Written instruction
Set down, word for word, only the lines from the start of the records through the line bearing "import plotly.graph_objects as go"; include no pictures.
------ Supplied records
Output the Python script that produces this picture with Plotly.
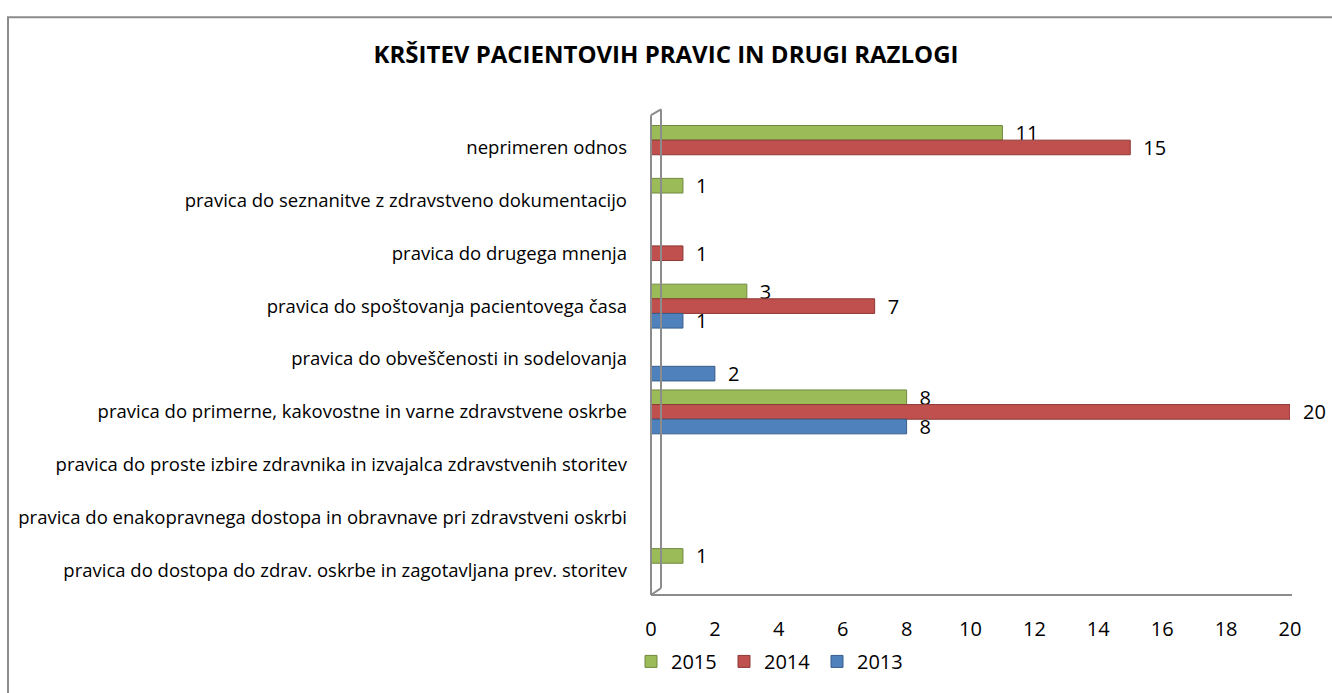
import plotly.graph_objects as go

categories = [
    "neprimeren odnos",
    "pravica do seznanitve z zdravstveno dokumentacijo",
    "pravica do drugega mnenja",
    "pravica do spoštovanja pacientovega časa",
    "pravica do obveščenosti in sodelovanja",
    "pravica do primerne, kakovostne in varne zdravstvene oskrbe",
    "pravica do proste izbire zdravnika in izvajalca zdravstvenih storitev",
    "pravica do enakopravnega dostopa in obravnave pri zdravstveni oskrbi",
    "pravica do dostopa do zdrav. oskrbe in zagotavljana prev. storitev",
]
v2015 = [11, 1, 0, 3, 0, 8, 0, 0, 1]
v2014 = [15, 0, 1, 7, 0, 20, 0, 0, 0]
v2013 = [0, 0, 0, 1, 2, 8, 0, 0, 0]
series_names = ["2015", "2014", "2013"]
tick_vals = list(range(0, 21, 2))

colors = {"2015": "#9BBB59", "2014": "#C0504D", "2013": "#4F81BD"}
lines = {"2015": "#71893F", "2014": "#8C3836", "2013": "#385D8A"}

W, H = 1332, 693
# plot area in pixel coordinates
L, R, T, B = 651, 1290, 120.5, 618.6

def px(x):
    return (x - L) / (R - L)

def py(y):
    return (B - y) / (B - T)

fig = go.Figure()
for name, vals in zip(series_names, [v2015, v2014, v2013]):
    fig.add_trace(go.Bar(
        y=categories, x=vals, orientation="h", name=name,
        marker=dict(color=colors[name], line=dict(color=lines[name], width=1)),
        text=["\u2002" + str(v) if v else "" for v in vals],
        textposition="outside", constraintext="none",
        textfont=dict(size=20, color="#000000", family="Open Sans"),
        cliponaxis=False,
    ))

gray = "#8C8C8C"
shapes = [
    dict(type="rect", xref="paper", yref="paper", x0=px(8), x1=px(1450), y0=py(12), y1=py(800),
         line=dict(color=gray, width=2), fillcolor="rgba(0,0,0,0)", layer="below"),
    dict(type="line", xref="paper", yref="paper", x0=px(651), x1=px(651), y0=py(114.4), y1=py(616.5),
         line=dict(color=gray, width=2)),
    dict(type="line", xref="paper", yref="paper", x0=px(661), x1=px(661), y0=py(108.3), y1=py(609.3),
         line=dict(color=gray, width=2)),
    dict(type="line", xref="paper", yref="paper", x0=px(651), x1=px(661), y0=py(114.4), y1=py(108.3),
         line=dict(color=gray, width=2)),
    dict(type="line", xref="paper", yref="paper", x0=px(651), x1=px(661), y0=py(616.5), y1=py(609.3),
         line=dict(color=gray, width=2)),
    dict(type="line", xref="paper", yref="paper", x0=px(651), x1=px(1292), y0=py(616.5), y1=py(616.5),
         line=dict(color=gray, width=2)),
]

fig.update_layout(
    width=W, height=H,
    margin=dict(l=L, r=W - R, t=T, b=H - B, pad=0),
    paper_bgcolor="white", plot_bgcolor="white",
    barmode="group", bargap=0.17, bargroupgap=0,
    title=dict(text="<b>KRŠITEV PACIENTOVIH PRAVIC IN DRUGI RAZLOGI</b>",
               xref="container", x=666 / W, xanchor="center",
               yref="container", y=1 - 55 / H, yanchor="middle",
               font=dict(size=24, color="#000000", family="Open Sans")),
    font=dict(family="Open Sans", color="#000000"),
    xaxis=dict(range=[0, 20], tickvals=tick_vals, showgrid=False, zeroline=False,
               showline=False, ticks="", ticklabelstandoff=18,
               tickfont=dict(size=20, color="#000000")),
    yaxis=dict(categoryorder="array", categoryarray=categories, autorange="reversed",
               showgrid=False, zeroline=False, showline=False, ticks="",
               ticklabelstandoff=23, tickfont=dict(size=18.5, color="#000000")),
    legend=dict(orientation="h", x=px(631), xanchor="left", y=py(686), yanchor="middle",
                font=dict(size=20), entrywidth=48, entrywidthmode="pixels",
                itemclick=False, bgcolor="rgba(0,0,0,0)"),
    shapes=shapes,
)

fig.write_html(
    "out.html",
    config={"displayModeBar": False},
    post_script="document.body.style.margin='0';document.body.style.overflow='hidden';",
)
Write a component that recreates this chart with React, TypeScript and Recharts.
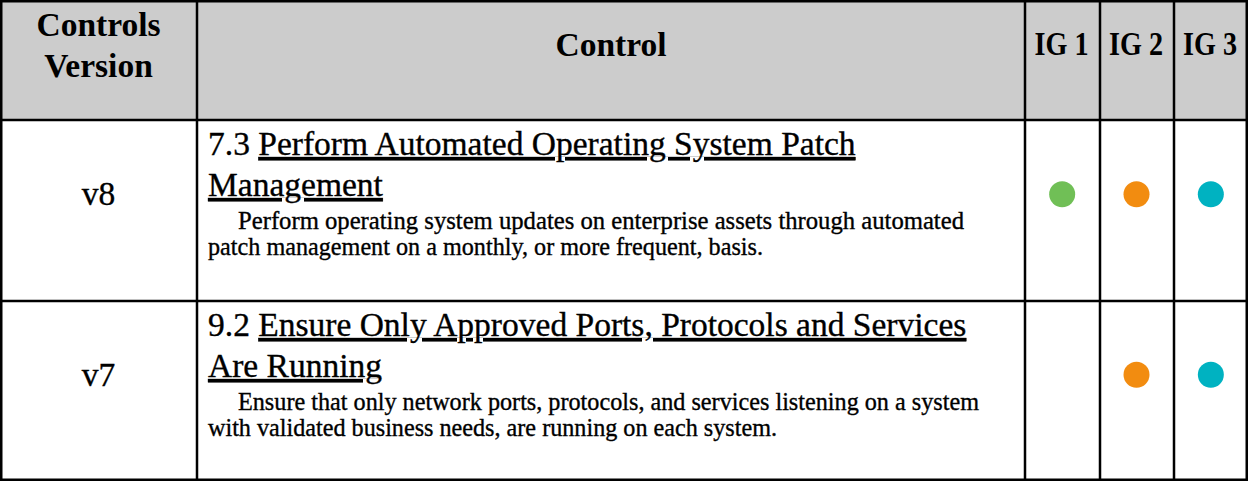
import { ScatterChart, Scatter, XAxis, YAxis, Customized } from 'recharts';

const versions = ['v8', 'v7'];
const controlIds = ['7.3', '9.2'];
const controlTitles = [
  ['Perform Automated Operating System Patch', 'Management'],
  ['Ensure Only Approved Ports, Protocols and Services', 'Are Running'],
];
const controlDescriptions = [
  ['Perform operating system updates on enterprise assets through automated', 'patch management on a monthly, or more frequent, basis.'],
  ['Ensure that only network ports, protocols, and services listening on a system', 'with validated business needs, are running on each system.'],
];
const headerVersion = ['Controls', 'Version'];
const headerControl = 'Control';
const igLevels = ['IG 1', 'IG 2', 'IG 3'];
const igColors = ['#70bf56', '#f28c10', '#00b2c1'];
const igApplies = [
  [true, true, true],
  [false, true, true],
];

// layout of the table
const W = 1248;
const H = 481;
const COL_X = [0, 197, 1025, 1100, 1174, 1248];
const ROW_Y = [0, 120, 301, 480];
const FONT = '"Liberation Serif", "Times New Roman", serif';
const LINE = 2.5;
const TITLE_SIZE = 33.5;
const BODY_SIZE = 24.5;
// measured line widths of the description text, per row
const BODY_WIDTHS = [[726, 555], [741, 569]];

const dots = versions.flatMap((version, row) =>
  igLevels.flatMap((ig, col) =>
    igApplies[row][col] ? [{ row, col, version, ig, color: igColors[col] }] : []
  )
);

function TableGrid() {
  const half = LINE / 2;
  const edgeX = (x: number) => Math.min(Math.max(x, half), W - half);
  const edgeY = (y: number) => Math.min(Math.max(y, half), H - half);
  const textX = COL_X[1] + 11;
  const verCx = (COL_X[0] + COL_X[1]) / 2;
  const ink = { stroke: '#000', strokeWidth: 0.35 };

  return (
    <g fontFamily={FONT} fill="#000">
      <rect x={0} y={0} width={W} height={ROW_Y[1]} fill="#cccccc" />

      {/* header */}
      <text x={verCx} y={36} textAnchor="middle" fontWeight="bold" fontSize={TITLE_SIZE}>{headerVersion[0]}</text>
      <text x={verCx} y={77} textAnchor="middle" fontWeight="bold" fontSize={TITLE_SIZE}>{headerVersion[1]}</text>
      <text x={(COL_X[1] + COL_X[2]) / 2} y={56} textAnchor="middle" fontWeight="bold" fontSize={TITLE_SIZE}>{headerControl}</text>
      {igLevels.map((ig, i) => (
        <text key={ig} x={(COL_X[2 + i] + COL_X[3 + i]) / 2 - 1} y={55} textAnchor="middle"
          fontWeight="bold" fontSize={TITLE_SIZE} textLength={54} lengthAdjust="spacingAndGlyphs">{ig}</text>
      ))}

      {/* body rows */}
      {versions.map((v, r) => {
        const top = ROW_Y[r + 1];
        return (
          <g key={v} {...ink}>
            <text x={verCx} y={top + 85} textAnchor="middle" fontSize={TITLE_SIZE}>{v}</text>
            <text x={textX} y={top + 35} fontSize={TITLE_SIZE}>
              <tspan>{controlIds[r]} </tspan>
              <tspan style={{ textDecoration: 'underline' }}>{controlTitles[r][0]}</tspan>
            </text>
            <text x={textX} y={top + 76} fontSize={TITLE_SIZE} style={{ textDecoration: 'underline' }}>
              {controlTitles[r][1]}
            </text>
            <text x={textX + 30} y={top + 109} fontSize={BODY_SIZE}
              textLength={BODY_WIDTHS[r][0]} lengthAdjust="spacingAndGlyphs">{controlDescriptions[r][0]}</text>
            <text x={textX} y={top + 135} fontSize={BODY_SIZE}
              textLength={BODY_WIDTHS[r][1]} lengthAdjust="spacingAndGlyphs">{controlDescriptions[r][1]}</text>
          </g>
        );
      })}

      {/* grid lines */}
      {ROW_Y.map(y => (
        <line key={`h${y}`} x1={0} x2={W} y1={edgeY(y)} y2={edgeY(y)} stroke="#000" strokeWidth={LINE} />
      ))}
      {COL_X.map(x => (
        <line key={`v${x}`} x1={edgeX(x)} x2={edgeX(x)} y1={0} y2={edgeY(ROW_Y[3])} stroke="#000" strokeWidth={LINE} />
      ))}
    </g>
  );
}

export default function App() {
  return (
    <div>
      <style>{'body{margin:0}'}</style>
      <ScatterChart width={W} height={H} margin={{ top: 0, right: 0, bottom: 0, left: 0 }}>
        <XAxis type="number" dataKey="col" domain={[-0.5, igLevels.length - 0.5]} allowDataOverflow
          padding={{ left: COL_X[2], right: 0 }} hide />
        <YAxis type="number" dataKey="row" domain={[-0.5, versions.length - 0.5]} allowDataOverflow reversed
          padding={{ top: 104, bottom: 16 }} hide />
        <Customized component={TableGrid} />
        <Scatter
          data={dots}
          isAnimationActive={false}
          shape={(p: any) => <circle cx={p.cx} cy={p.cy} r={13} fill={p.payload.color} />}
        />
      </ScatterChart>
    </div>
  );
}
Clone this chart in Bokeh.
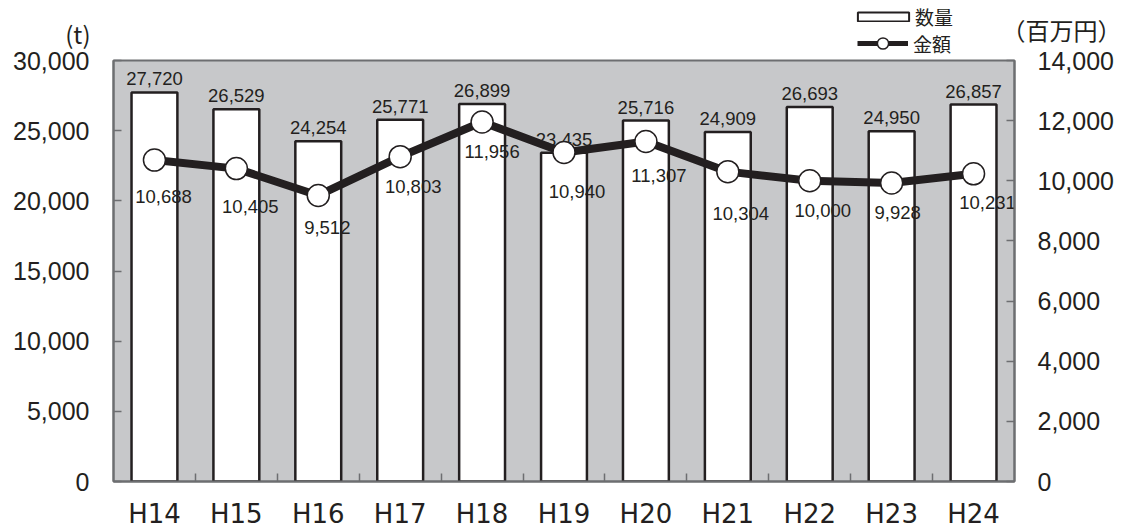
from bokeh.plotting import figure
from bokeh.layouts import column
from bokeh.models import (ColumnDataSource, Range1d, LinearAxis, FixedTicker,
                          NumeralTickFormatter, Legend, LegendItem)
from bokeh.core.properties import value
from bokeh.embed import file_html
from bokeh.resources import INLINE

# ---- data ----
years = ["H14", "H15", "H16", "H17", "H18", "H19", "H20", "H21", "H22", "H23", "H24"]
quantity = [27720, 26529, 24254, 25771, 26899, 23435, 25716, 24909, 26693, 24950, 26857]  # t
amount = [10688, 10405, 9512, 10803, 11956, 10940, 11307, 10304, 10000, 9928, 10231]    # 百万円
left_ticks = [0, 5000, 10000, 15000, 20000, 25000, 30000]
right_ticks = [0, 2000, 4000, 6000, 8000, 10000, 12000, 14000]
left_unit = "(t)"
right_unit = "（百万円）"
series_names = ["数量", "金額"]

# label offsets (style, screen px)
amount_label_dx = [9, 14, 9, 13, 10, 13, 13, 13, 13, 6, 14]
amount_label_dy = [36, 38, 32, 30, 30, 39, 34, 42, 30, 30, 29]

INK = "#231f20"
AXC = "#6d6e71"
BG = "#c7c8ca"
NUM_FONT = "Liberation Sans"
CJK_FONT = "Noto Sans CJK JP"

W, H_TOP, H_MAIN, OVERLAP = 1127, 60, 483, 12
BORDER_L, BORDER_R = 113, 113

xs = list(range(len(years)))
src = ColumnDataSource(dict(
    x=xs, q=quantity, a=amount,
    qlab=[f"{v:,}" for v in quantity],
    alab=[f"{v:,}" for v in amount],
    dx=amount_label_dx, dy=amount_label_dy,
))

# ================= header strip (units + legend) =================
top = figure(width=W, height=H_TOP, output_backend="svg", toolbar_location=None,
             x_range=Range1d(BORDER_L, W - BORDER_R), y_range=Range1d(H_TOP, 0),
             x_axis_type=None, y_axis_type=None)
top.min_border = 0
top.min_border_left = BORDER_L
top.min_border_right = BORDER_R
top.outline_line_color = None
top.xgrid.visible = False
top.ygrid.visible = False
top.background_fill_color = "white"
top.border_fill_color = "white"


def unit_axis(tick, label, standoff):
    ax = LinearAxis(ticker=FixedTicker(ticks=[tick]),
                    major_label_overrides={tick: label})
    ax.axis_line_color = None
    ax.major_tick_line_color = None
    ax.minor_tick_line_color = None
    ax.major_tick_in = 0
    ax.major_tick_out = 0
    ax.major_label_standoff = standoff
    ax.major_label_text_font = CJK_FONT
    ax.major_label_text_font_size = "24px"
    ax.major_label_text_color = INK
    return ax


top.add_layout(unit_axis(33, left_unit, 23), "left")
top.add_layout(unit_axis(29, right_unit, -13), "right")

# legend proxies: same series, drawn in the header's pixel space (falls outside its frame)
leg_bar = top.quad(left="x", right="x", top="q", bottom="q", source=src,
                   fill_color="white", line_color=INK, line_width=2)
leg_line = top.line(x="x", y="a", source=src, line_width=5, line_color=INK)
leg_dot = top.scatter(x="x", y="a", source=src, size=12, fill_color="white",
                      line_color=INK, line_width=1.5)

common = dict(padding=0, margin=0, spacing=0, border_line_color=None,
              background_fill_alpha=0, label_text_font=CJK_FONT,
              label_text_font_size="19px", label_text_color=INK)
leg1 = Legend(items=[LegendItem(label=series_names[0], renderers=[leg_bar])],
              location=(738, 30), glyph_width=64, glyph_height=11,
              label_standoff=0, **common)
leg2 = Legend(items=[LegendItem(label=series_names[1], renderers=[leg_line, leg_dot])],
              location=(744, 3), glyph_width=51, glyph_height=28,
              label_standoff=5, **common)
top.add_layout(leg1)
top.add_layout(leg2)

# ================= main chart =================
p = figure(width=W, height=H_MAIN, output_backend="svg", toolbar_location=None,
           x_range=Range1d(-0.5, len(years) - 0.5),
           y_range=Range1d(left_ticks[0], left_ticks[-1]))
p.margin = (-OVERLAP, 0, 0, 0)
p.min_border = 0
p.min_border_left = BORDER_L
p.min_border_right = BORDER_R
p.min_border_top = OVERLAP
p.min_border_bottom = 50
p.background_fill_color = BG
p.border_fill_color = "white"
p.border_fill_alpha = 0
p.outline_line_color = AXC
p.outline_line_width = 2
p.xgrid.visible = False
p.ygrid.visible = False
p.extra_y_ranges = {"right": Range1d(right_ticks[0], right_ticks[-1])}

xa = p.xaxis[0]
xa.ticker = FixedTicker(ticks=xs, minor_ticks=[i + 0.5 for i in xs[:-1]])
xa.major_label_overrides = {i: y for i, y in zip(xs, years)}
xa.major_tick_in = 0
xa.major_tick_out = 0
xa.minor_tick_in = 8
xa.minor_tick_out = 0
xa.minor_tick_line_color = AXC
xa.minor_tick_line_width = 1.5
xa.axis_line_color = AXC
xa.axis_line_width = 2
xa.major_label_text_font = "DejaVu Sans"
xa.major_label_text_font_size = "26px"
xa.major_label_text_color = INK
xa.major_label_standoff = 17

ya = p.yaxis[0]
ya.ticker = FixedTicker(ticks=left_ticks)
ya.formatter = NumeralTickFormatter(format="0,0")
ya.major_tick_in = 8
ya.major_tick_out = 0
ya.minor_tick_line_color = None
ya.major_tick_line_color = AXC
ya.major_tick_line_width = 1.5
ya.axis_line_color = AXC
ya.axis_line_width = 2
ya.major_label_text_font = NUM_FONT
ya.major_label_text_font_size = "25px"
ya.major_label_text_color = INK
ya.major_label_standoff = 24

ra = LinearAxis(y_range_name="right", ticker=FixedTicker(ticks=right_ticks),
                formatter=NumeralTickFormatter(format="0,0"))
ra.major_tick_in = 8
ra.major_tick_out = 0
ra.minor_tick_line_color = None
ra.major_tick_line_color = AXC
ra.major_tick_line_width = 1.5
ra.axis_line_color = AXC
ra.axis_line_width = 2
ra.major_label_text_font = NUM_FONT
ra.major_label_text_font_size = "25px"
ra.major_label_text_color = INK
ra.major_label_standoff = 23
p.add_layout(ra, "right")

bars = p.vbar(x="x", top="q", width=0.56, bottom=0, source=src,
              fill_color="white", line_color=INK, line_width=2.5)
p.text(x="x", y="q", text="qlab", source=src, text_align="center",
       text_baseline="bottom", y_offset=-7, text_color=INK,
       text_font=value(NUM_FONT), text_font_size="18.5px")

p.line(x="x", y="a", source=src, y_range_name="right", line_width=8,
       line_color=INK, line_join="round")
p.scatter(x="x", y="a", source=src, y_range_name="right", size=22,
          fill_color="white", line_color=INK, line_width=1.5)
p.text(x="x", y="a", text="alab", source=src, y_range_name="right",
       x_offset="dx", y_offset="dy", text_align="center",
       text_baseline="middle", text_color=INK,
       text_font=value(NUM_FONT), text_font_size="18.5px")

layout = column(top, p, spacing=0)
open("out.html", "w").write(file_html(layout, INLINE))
------------
Response for this exercise
Output the Python script that produces this picture with Plotly.
import plotly.graph_objects as go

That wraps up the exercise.